6  Seven miles: literally, “sixty stades.” A stade was 607 feet. Some manuscripts read “160 stades” or more than eighteen miles. The exact location of Emmaus is disputed.
7  A consistent feature of the resurrection stories is that the risen Jesus was different and initially unrecognizable (⇒ Luke 24:37; ⇒ Mark 16:12; ⇒ John 20:14; ⇒ 21:4).
8  That the Messiah should suffer . . . : Luke is the only New Testament writer to speak explicitly of a suffering Messiah (⇒ Luke 24:26, ⇒ 46; ⇒ Acts 3:18; ⇒ 17:3; ⇒ 26:23). The idea of a suffering Messiah is not found in the Old Testament or in other Jewish literature prior to the New Testament period, although the idea is hinted at in ⇒ Mark 8:31-33. See the notes on ⇒ Matthew 26:63 and ⇒ 26:67-68.
9 [36-43,44-49] The Gospel of Luke, like each of the other gospels (⇒ Matthew 28:16-20; ⇒ Mark 16:14-15; ⇒ John 20:19-23), focuses on an important appearance of Jesus to the Twelve in which they are commissioned for their future ministry. As in ⇒ Luke 24:6, ⇒ 12, so in ⇒ Luke 24:36, ⇒ 40 there are omissions in the Western text.
10 [39-42] The apologetic purpose of this story is evident in the concern with the physical details and the report that Jesus ate food.

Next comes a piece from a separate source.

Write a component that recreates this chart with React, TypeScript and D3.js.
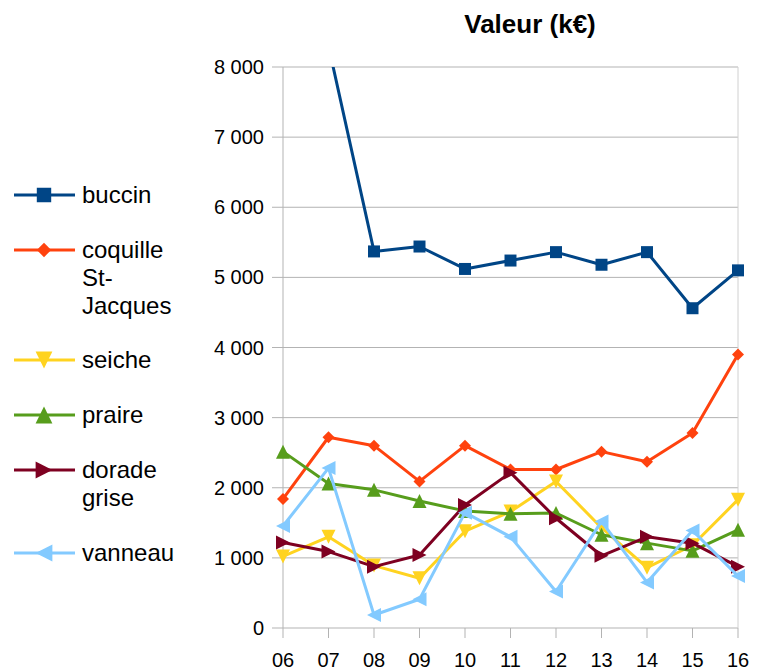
import React from "react";
import * as d3 from "d3";

const years = ["06", "07", "08", "09", "10", "11", "12", "13", "14", "15", "16"];
const buccin = [10500, 8300, 5370, 5440, 5120, 5240, 5360, 5180, 5360, 4560, 5100];
const coquille = [1840, 2720, 2600, 2090, 2600, 2260, 2260, 2515, 2370, 2780, 3900];
const seiche = [1020, 1300, 890, 710, 1380, 1660, 2090, 1430, 860, 1180, 1830];
const praire = [2515, 2060, 1970, 1810, 1670, 1630, 1640, 1330, 1210, 1100, 1400];
const dorade = [1220, 1090, 875, 1040, 1755, 2215, 1565, 1030, 1300, 1210, 875];
const vanneau = [1455, 2280, 185, 410, 1645, 1300, 520, 1520, 650, 1390, 740];
const yTicks = [0, 1000, 2000, 3000, 4000, 5000, 6000, 7000, 8000];

const series = [
  { name: ["buccin"], values: buccin, color: "#004586", marker: "square" },
  { name: ["coquille", "St-", "Jacques"], values: coquille, color: "#ff420e", marker: "diamond" },
  { name: ["seiche"], values: seiche, color: "#ffd320", marker: "down" },
  { name: ["praire"], values: praire, color: "#579d1c", marker: "up" },
  { name: ["dorade", "grise"], values: dorade, color: "#7e0021", marker: "right" },
  { name: ["vanneau"], values: vanneau, color: "#83caff", marker: "left" },
];

const legendY = [195, 250, 360, 415, 470, 553];

function markerPath(type: string, x: number, y: number, k = 1) {
  const s = 6 * k, t = 7 * k;
  switch (type) {
    case "square":
      return `M${x - s},${y - s}h${2 * s}v${2 * s}h${-2 * s}Z`;
    case "diamond":
      return `M${x},${y - s}L${x + s},${y}L${x},${y + s}L${x - s},${y}Z`;
    case "down":
      return `M${x - t},${y - t}L${x + t},${y - t}L${x},${y + t}Z`;
    case "up":
      return `M${x - t},${y + t}L${x + t},${y + t}L${x},${y - t}Z`;
    case "right":
      return `M${x - t},${y - t}L${x + t},${y}L${x - t},${y + t}Z`;
    default:
      return `M${x + t},${y - t}L${x - t},${y}L${x + t},${y + t}Z`;
  }
}

export default function App() {
  const W = 764, H = 671;
  const margin = { left: 283, right: 26, top: 67, bottom: 43 };
  const x = d3.scalePoint().domain(years).range([margin.left, W - margin.right]);
  const y = d3.scaleLinear().domain([0, 8000]).range([H - margin.bottom, margin.top]);
  const line = d3.line<number>().x((_, i) => x(years[i]) as number).y(d => y(d));
  const font = "'Liberation Sans', Arial, sans-serif";
  const x0 = margin.left, x1 = W - margin.right, y0 = H - margin.bottom, y1 = margin.top;

  return (
    <div style={{ position: "absolute", left: 0, top: 0 }}>
      <svg width={W} height={H} style={{ display: "block", fontFamily: font }}>
        <defs>
          <clipPath id="plot">
            <rect x={x0 - 10} y={y1} width={x1 - x0 + 20} height={y0 - y1 + 10} />
          </clipPath>
        </defs>
        <text x={530} y={33} textAnchor="middle" fontSize={26} fontWeight="bold" fill="#000">
          Valeur (k€)
        </text>
        {yTicks.map(d => (
          <g key={d}>
            <line x1={x0 - 11} x2={x1} y1={y(d)} y2={y(d)} stroke="#b3b3b3" strokeWidth={1} />
            <text x={264} y={y(d)} dy="0.35em" textAnchor="end" fontSize={20} fill="#000">
              {d3.format(",")(d).replace(",", " ")}
            </text>
          </g>
        ))}
        {years.map(d => (
          <g key={d}>
            <line x1={x(d)} x2={x(d)} y1={y0} y2={y0 + 10} stroke="#b3b3b3" strokeWidth={1} />
            <text x={x(d)} y={y0 + 39} textAnchor="middle" fontSize={20} fill="#000">
              {d}
            </text>
          </g>
        ))}
        <line x1={x0} x2={x0} y1={y1} y2={y0} stroke="#b3b3b3" strokeWidth={1} />
        <line x1={x1} x2={x1} y1={y1} y2={y0} stroke="#d0d0d0" strokeWidth={1} />
        <g clipPath="url(#plot)">
          {series.map(s => (
            <g key={s.name[0]}>
              <path d={line(s.values) || ""} fill="none" stroke={s.color} strokeWidth={3} strokeLinejoin="round" />
              {s.values.map((v, i) => (
                <path key={i} d={markerPath(s.marker, x(years[i]) as number, y(v))} fill={s.color} />
              ))}
            </g>
          ))}
        </g>
        {series.map((s, k) => (
          <g key={s.name[0]}>
            <line x1={14} x2={75} y1={legendY[k]} y2={legendY[k]} stroke={s.color} strokeWidth={3} />
            <path d={markerPath(s.marker, 44, legendY[k], 1.2)} fill={s.color} />
            {s.name.map((n, j) => (
              <text key={j} x={82} y={legendY[k] + j * 28} dy="0.35em" fontSize={24} fill="#000">
                {n}
              </text>
            ))}
          </g>
        ))}
      </svg>
    </div>
  );
}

11  See the note on ⇒ Luke 24:26.
12  The promise of my Father: i.e., the gift of the holy Spirit.
13 [50-53] Luke brings his story about the time of Jesus to a close with the report of the ascension. He will also begin the story of the time of the church with a recounting of the ascension. In the gospel, Luke recounts the ascension of Jesus on Easter Sunday night, thereby closely associating it with the resurrection. In ⇒ Acts 1:3, ⇒ 9-11; ⇒ 13:31 he historicizes the ascension by speaking of a forty-day period between the resurrection and the ascension. The Western text omits some phrases in ⇒ Luke 24:51, ⇒ 52 perhaps to avoid any chronological conflict with Acts 1 about the time of the ascension.
14  The Gospel of Luke ends as it began (⇒ Luke 1:9), in the Jerusalem temple.